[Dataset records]
++++

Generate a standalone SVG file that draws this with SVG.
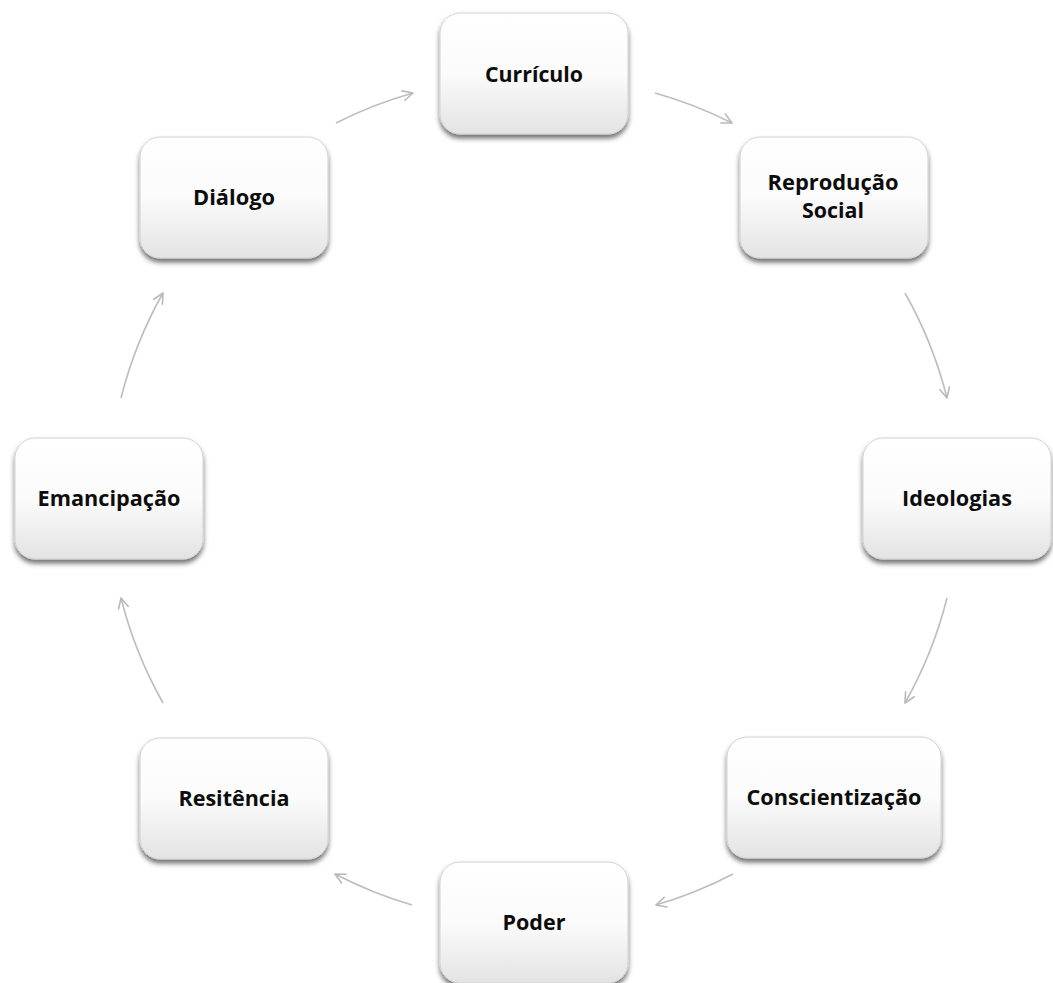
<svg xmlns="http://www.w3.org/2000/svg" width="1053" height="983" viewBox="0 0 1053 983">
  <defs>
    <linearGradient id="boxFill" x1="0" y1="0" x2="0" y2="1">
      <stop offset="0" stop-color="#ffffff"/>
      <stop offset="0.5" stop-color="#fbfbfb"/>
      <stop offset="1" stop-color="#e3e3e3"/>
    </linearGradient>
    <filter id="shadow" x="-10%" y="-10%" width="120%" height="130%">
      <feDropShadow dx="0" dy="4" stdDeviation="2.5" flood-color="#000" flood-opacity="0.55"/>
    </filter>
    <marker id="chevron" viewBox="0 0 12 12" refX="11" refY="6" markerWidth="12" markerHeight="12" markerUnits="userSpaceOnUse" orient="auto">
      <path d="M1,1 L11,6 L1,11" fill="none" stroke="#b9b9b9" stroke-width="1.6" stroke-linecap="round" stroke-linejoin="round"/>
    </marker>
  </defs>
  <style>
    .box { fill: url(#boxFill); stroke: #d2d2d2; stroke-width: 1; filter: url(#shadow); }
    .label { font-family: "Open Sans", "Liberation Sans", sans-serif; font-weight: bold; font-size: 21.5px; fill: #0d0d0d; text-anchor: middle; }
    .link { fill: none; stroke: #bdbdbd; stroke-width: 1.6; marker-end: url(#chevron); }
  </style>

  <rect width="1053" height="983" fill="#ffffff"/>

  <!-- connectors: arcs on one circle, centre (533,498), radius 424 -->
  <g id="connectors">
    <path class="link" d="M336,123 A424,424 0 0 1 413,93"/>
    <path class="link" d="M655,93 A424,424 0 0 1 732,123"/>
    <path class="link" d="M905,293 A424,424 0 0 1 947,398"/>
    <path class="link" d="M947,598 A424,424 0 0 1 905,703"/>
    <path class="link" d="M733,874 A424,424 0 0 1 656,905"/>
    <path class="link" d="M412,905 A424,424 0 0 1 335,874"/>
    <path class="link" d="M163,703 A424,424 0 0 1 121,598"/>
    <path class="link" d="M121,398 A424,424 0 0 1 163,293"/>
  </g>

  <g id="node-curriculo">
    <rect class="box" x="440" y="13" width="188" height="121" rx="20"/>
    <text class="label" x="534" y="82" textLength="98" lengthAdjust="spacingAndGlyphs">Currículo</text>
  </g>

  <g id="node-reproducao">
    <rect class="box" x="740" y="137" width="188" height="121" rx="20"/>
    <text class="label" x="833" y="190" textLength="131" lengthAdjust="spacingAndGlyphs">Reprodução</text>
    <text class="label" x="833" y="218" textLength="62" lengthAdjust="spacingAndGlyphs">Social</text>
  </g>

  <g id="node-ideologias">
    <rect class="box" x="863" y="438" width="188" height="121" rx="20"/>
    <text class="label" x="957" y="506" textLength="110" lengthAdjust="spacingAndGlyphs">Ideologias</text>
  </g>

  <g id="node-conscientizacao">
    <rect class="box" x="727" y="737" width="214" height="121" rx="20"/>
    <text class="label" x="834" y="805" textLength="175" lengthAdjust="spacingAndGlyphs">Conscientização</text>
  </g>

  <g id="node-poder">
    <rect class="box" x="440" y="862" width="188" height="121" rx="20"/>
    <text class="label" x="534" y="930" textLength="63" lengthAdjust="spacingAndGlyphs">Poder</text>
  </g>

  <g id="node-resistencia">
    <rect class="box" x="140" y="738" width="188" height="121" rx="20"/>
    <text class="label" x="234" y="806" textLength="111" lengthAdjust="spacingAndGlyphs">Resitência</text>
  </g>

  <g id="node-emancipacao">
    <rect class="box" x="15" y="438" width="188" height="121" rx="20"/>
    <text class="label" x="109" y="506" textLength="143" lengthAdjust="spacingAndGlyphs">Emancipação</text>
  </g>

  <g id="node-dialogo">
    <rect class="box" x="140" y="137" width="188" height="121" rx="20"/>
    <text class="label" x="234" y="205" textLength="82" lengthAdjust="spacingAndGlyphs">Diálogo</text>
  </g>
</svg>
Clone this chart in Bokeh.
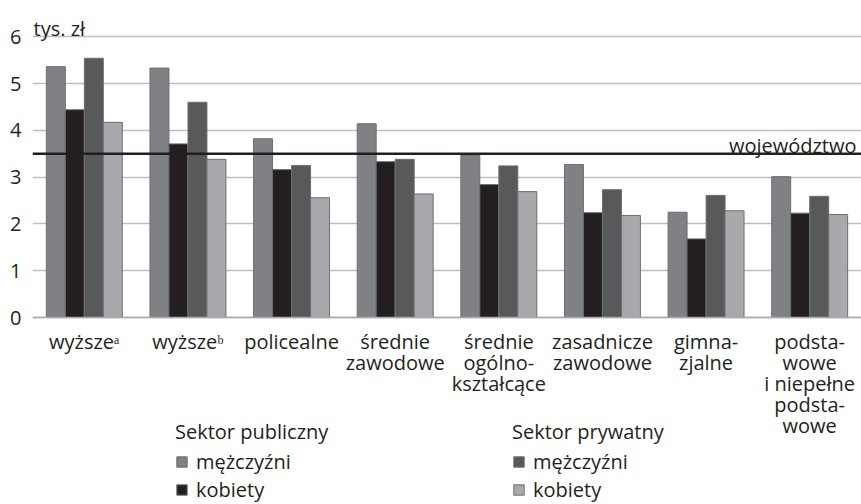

++++

Prompt:
Reproduce all the entries that precede this task, word for word, minus any pictures.

Full solution:
Generate a standalone SVG file that draws this with SVG.
<svg xmlns="http://www.w3.org/2000/svg" width="1053" height="983" viewBox="0 0 1053 983">
  <defs>
    <linearGradient id="boxFill" x1="0" y1="0" x2="0" y2="1">
      <stop offset="0" stop-color="#ffffff"/>
      <stop offset="0.5" stop-color="#fbfbfb"/>
      <stop offset="1" stop-color="#e3e3e3"/>
    </linearGradient>
    <filter id="shadow" x="-10%" y="-10%" width="120%" height="130%">
      <feDropShadow dx="0" dy="4" stdDeviation="2.5" flood-color="#000" flood-opacity="0.55"/>
    </filter>
    <marker id="chevron" viewBox="0 0 12 12" refX="11" refY="6" markerWidth="12" markerHeight="12" markerUnits="userSpaceOnUse" orient="auto">
      <path d="M1,1 L11,6 L1,11" fill="none" stroke="#b9b9b9" stroke-width="1.6" stroke-linecap="round" stroke-linejoin="round"/>
    </marker>
  </defs>
  <style>
    .box { fill: url(#boxFill); stroke: #d2d2d2; stroke-width: 1; filter: url(#shadow); }
    .label { font-family: "Open Sans", "Liberation Sans", sans-serif; font-weight: bold; font-size: 21.5px; fill: #0d0d0d; text-anchor: middle; }
    .link { fill: none; stroke: #bdbdbd; stroke-width: 1.6; marker-end: url(#chevron); }
  </style>

  <rect width="1053" height="983" fill="#ffffff"/>

  <!-- connectors: arcs on one circle, centre (533,498), radius 424 -->
  <g id="connectors">
    <path class="link" d="M336,123 A424,424 0 0 1 413,93"/>
    <path class="link" d="M655,93 A424,424 0 0 1 732,123"/>
    <path class="link" d="M905,293 A424,424 0 0 1 947,398"/>
    <path class="link" d="M947,598 A424,424 0 0 1 905,703"/>
    <path class="link" d="M733,874 A424,424 0 0 1 656,905"/>
    <path class="link" d="M412,905 A424,424 0 0 1 335,874"/>
    <path class="link" d="M163,703 A424,424 0 0 1 121,598"/>
    <path class="link" d="M121,398 A424,424 0 0 1 163,293"/>
  </g>

  <g id="node-curriculo">
    <rect class="box" x="440" y="13" width="188" height="121" rx="20"/>
    <text class="label" x="534" y="82" textLength="98" lengthAdjust="spacingAndGlyphs">Currículo</text>
  </g>

  <g id="node-reproducao">
    <rect class="box" x="740" y="137" width="188" height="121" rx="20"/>
    <text class="label" x="833" y="190" textLength="131" lengthAdjust="spacingAndGlyphs">Reprodução</text>
    <text class="label" x="833" y="218" textLength="62" lengthAdjust="spacingAndGlyphs">Social</text>
  </g>

  <g id="node-ideologias">
    <rect class="box" x="863" y="438" width="188" height="121" rx="20"/>
    <text class="label" x="957" y="506" textLength="110" lengthAdjust="spacingAndGlyphs">Ideologias</text>
  </g>

  <g id="node-conscientizacao">
    <rect class="box" x="727" y="737" width="214" height="121" rx="20"/>
    <text class="label" x="834" y="805" textLength="175" lengthAdjust="spacingAndGlyphs">Conscientização</text>
  </g>

  <g id="node-poder">
    <rect class="box" x="440" y="862" width="188" height="121" rx="20"/>
    <text class="label" x="534" y="930" textLength="63" lengthAdjust="spacingAndGlyphs">Poder</text>
  </g>

  <g id="node-resistencia">
    <rect class="box" x="140" y="738" width="188" height="121" rx="20"/>
    <text class="label" x="234" y="806" textLength="111" lengthAdjust="spacingAndGlyphs">Resitência</text>
  </g>

  <g id="node-emancipacao">
    <rect class="box" x="15" y="438" width="188" height="121" rx="20"/>
    <text class="label" x="109" y="506" textLength="143" lengthAdjust="spacingAndGlyphs">Emancipação</text>
  </g>

  <g id="node-dialogo">
    <rect class="box" x="140" y="137" width="188" height="121" rx="20"/>
    <text class="label" x="234" y="205" textLength="82" lengthAdjust="spacingAndGlyphs">Diálogo</text>
  </g>
</svg>
Clone this chart in Bokeh.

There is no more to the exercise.